Nada menos que 9 nominaciones a los Goya ha recibido
la última película de Manuel Martín Cuenca, El autor. Se trata de la
libérrrima adaptación cinematográfica de la novela de Javier Cercas, El
móvil, que el escritor cacereño publicara hace ya 30 años. La cinta está
protagonizada por un excelente Javier Gutiérrez, que lleva ya demostrando desde
hace mucho tiempo su inmensa capacidad para adaptarse a todos los registros que
se le proponen. Un actor como la copa de un pino. La película narra la historia
de Álvaro, un escritor frustrado, eclipsado por el éxito literario de su mujer,
que lleva acudiendo a un taller de escritura desde hace varios años sin lograr
despegar de la mediocridad. Su profesor, interpretado por un sobreactuado,
aunque divertido, Antonio de la Torre, harto de la llaneza y nula evolución de
su alumno, lo abronca un día con hiriente honestidad y sacude su creatividad
dormida apelando a que la literatura debe imbricarse inextricablemente con la
vida, rebosar vida y reflejar vida. El consejo cala en Álvaro, que decide
abandonar su trabajo y a su mujer, a quien le recrimina la vacuidad de sus best
sellers, y se encierra en un piso alquilado con el propósito de convertirse
en observador de la vida y plasmarla en su gran obra. Pronto, el vecindario, a
quien Álvaro espía grabando sus conversaciones cotidianas y sus intimidades, se
convierte en un filón que le proporcionará un precioso material novelizable.
Sin embargo, para conseguir que la trama argumental se ajuste a sus
expectativas, Álvaro deberá influir en sus vecinos, manipulándolos, para que
éstos actúen de acuerdo a su plan novelesco y puedan así seguir abasteciéndole
literariamente. Se trata, en definitiva, de la invasión de la literatura en la
vida real y viceversa, hasta convertir la frontera que separa ambos planos en
una línea difusa.
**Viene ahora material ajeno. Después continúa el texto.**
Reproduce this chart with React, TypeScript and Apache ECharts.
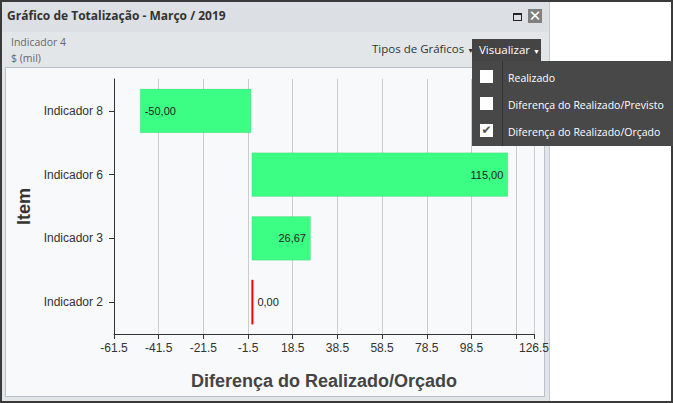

En ese sentido, resulta absolutamente genial el recurso de la
proyección de la sombras de los vecinos sobre las paredes del patio de luces.
Estas siluetas, en tanto que sombras o perfiles chinescos, simbolizan los
personajes que Álvaro está pergeñando en su novela. Sólo cuando esos personajes
se rebelan, van adquiriendo corporeidad, es decir, vida propia, la propia que
desde siempre han tenido más allá de la novela de Álvaro. Es la vieja idea
unamuniana de la insurrección de los personajes de ficción ante su autor, que
tan magistralmente recreara el autor vasco en aquella novela inolvidable
titulada Niebla donde Augusto se rebela contra el propio Unamuno y éste
aparece como un personaje más de la trama.
Hace tiempo escuché a Fernando Iwasaki, durante una
conferencia, burlarse de Mario Vargas Llosa porque éste había dicho una vez que
él era incapaz de controlar a los personajes que creaba, que éstos tenían vida
propia y total autonomía. Iwasaki apelaba entonces al sentido común: ¿qué
tontería es esa de que tus propios personajes manejen el hilo de sus vidas si
sólo son las marionetas del escritor que éste gobierna a su antojo? A mí la
intervención de Iwasaki me dio pena sobre todo por él mismo. Lástima por no haber
experimentado la maravillosa, inquietante y perturbadora sensación de comprobar
cómo, efectivamente, uno nunca es dueño de sus personajes. La estimulante
expectación de no saber qué le depara al escritor durante la siguiente sesión
de escritura, de ignorar qué decisión sobre sus vidas van a tomar ellos solos
sin mediación alguna del autor. Y, sobre todo, de no saber si esos mismos
personajes están confabulando, como le pasa a Álvaro en la película, alguna
determinación sobre lo que debe ocurrirle al propio escritor que, nunca, nunca,
está a salvo de su libro, por mucho que se parapete tras la pantalla de su
ordenador. Les aseguro que no hay nada más real que eso.